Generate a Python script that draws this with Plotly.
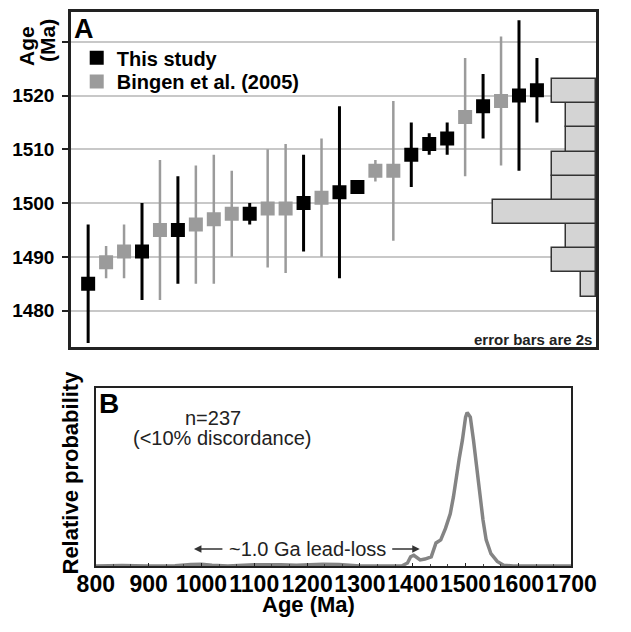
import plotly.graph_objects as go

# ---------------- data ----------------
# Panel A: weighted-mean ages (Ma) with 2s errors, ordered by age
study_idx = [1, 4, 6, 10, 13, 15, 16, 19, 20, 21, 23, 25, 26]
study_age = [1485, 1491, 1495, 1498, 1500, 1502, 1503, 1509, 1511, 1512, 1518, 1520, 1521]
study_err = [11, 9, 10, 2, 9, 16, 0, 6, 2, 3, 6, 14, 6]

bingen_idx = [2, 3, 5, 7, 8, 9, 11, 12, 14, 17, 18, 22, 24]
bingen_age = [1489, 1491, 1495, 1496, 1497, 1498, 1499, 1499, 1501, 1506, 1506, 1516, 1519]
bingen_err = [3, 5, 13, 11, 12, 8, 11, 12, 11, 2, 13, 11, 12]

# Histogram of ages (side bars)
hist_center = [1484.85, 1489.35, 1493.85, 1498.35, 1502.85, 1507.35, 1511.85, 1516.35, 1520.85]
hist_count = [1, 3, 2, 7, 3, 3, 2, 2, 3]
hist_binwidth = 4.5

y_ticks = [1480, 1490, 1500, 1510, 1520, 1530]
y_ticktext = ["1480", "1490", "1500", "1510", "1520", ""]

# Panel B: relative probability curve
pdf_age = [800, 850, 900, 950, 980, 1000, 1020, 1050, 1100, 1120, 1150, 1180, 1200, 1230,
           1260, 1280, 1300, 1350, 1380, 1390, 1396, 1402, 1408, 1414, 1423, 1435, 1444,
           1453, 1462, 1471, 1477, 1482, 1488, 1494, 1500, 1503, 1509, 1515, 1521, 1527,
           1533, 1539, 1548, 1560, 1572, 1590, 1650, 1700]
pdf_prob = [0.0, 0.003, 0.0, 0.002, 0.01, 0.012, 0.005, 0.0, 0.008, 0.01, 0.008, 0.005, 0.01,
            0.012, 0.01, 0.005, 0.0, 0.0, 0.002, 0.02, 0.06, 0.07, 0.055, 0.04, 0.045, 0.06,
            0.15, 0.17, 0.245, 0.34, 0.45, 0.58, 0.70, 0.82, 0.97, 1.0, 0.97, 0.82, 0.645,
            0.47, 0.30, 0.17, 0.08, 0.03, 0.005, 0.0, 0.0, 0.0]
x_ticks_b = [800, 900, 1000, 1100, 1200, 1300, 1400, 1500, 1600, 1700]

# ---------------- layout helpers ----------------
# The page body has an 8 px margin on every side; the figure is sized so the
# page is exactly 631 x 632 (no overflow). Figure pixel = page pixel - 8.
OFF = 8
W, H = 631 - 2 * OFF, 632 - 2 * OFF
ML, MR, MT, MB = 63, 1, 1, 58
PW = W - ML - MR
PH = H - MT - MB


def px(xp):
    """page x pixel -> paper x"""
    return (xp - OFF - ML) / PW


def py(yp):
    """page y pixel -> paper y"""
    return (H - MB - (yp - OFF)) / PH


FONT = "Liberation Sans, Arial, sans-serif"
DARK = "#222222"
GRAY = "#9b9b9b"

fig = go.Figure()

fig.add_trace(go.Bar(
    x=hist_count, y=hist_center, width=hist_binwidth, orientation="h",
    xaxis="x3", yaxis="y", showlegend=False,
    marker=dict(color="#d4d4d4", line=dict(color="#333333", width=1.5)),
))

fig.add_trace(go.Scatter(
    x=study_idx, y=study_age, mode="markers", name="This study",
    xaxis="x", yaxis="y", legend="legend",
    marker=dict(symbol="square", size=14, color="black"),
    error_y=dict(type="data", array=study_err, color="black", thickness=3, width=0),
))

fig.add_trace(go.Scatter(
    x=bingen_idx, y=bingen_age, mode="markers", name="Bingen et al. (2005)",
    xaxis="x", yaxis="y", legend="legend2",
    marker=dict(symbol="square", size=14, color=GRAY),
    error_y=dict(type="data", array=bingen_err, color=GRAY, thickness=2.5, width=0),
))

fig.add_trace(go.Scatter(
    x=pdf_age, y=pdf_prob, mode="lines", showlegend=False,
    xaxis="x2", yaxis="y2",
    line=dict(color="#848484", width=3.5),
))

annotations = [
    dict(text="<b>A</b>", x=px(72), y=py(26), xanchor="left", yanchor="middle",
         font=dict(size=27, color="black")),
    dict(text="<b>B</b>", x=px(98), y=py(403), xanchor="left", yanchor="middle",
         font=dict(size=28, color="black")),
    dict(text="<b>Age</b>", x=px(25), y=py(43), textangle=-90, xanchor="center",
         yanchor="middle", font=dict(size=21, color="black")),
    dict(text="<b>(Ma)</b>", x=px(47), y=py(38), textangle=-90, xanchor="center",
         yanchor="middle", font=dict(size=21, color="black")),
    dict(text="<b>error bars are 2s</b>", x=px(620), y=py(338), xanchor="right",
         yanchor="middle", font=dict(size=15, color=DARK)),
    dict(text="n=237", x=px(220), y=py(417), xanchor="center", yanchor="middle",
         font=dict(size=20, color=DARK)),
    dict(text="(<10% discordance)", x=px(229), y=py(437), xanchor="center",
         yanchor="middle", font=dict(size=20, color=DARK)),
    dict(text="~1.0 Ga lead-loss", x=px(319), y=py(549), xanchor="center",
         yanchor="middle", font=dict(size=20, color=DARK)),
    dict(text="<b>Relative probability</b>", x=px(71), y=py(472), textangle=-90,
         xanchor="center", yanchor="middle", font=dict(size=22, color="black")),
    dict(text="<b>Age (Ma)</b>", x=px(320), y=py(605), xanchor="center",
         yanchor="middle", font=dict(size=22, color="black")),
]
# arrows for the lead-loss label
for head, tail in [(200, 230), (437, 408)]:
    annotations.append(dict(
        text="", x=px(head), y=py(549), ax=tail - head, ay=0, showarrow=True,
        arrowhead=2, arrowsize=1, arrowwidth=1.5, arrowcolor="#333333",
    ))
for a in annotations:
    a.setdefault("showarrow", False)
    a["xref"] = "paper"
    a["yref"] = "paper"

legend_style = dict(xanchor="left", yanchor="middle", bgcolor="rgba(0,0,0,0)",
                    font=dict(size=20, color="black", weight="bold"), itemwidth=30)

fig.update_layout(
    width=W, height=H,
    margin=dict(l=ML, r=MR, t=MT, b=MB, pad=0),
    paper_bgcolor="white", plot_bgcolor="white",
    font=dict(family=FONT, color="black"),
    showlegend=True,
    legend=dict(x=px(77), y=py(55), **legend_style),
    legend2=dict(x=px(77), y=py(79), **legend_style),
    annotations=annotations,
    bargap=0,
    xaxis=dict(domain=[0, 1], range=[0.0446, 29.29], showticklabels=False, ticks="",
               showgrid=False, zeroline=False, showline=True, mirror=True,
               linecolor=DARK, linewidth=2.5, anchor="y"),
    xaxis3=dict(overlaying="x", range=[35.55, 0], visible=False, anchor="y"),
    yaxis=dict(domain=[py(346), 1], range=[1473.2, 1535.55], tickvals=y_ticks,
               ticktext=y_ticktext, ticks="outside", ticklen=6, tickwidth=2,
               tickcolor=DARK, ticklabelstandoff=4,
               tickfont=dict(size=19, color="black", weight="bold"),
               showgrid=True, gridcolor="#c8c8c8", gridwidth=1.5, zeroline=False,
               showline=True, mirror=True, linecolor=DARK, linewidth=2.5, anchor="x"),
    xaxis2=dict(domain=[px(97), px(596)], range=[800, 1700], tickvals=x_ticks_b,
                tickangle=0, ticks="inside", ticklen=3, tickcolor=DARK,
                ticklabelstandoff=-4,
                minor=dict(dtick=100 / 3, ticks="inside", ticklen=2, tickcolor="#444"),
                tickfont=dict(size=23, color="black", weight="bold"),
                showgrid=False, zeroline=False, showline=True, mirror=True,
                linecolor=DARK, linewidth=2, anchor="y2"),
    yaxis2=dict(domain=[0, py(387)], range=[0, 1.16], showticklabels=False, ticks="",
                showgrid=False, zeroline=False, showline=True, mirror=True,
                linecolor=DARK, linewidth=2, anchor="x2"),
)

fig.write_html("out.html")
○ ○ ○ ○
Reproduce exactly the run of lines that opens the listing and closes with the line holding "3, 6, 14, 6]". Pictures are excluded.

RESPONSE TO THIS TASK
Generate a Python script that draws this with Plotly.
import plotly.graph_objects as go

# ---------------- data ----------------
# Panel A: weighted-mean ages (Ma) with 2s errors, ordered by age
study_idx = [1, 4, 6, 10, 13, 15, 16, 19, 20, 21, 23, 25, 26]
study_age = [1485, 1491, 1495, 1498, 1500, 1502, 1503, 1509, 1511, 1512, 1518, 1520, 1521]
study_err = [11, 9, 10, 2, 9, 16, 0, 6, 2, 3, 6, 14, 6]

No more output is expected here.